Hudson Technologies, Inc. (NASDAQ: HDSN) announced that its board of directors has approved a $20 million share repurchase authorization for the calendar year 2025, doubling the prior $10 million limit. The board also authorized a separate $20 million repurchase program for 2026, giving the company additional flexibility to return capital to shareholders while preserving the ability to invest in growth initiatives. The new authorization allows Hudson to repurchase shares on a discretionary basis through open‑market transactions or Rule 10b5‑1 plans during an “open window” when the company does not possess material non‑public information.

Hudson’s financial position underpins the decision. As of September 30 2025, the company held $89.7 million in cash and had no debt, a significant increase from $84.3 million at June 30 and $81 million at March 31. Q3 2025 revenue rose 20% year‑over‑year to $74 million, and net income grew 59% to $12.4 million, or $0.27 per diluted share. The revenue lift was driven by stronger demand in the company’s core refrigerant reclamation and industrial gas segments, while improved gross margins and disciplined cost management helped translate higher sales into a robust earnings increase.
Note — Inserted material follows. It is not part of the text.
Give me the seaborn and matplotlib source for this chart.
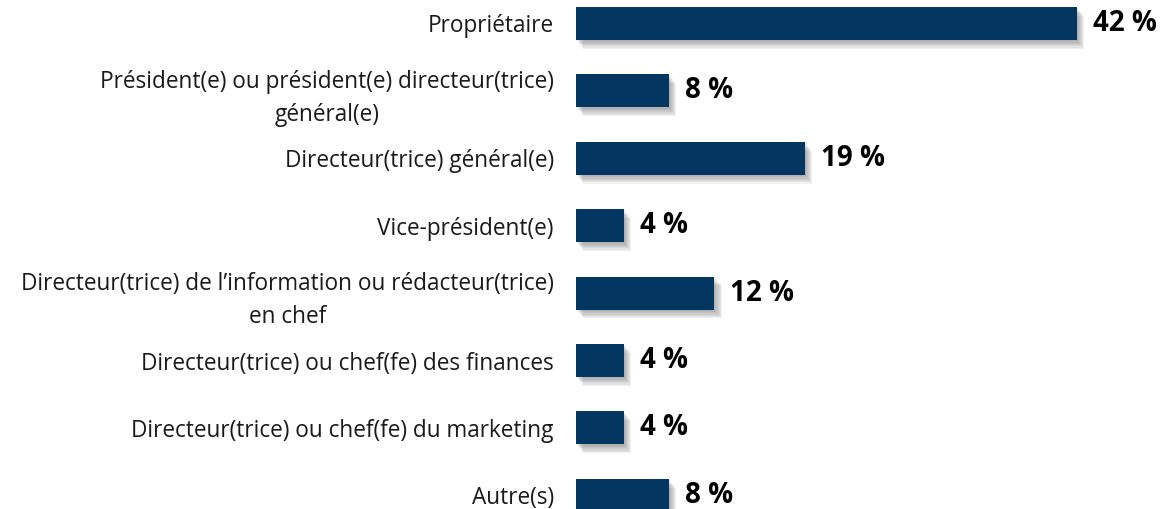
import matplotlib
matplotlib.use("Agg")
import matplotlib.pyplot as plt
import matplotlib.patheffects as pe
import seaborn as sns
import pandas as pd

categories = [
    "Propriétaire",
    "Président(e) ou président(e) directeur(trice)\ngénéral(e)",
    "Directeur(trice) général(e)",
    "Vice-président(e)",
    "Directeur(trice) de l’information ou rédacteur(trice)\nen chef",
    "Directeur(trice) ou chef(fe) des finances",
    "Directeur(trice) ou chef(fe) du marketing",
    "Autre(s)",
]
values = [42.0, 7.8, 19.2, 4.0, 11.6, 4.0, 4.0, 7.8]
value_labels = ["42 %", "8 %", "19 %", "4 %", "12 %", "4 %", "4 %", "8 %"]

df = pd.DataFrame({"cat": categories, "val": values})

sns.set_theme(style="white")
plt.rcParams["font.family"] = ["Open Sans", "DejaVu Sans"]

W, H = 1162, 509
fig = plt.figure(figsize=(W / 100, H / 100), dpi=100)
left_px = 576
px_per_unit = 501.0 / 42
xmax = 46
ax = fig.add_axes([left_px / W, 0, xmax * px_per_unit / W, 1])

bar_color = "#033660"
sns.barplot(data=df, x="val", y="cat", orient="h", color=bar_color,
            width=0.49, ax=ax, saturation=1)

shadow_layers = []
for k in range(1, 8):
    shadow_layers.append(
        pe.SimplePatchShadow(offset=(k * 0.75, -k * 0.9),
                             shadow_rgbFace="#5a5a5a", alpha=0.085))
for p in ax.patches:
    p.set_path_effects(shadow_layers + [pe.Normal()])
    p.set_edgecolor("none")

for i, (v, lab) in enumerate(zip(values, value_labels)):
    ax.text(v + 16 / px_per_unit, i, lab, va="center", ha="left",
            fontsize=20, fontweight="bold", color="black")

row_px = 67.4
ax.set_xlim(0, xmax)
ax.set_ylim((509 - 23.5) / row_px, -23.5 / row_px)
ax.set_xlabel("")
ax.set_ylabel("")
ax.set_xticks([])
ax.tick_params(axis="y", length=0, pad=16)
ax.set_yticks(range(len(categories)))
ax.set_yticklabels(categories, fontsize=16.3, color="#1a1a1a",
                   multialignment="center", linespacing=1.5)
for s in ax.spines.values():
    s.set_visible(False)

fig.savefig("out.png", dpi=100)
Kenneth Gaglione, who became chairman, president, and CEO on November 24, emphasized that the expanded buyback program reflects Hudson’s “strong and sustainable capital generation, robust balance sheet and the long‑term strength of our business.” He added that the board’s approval aligns with the company’s broader capital allocation strategy and its commitment to return capital to shareholders while maintaining the ability to invest in growth. The announcement comes after Hudson secured a $210 million five‑year base contract with the Defense Logistics Agency, further strengthening its revenue base and reinforcing confidence in its cash‑flow generation.

Investors responded positively to the announcement, reflecting confidence in Hudson’s financial health and future prospects. The move signals that management expects continued strong cash flow and is willing to use excess liquidity to enhance shareholder value while keeping resources available for strategic opportunities.

The increased authorization provides Hudson with a flexible tool to manage capital structure and shareholder returns. By doubling the 2025 program and adding a 2026 program, the company positions itself to capitalize on favorable market conditions, support share price stability, and maintain the capacity to fund growth initiatives such as expanding its refrigerant reclamation footprint and pursuing new contract opportunities. This balanced approach to capital allocation underscores Hudson’s commitment to sustaining long‑term shareholder value while pursuing operational growth.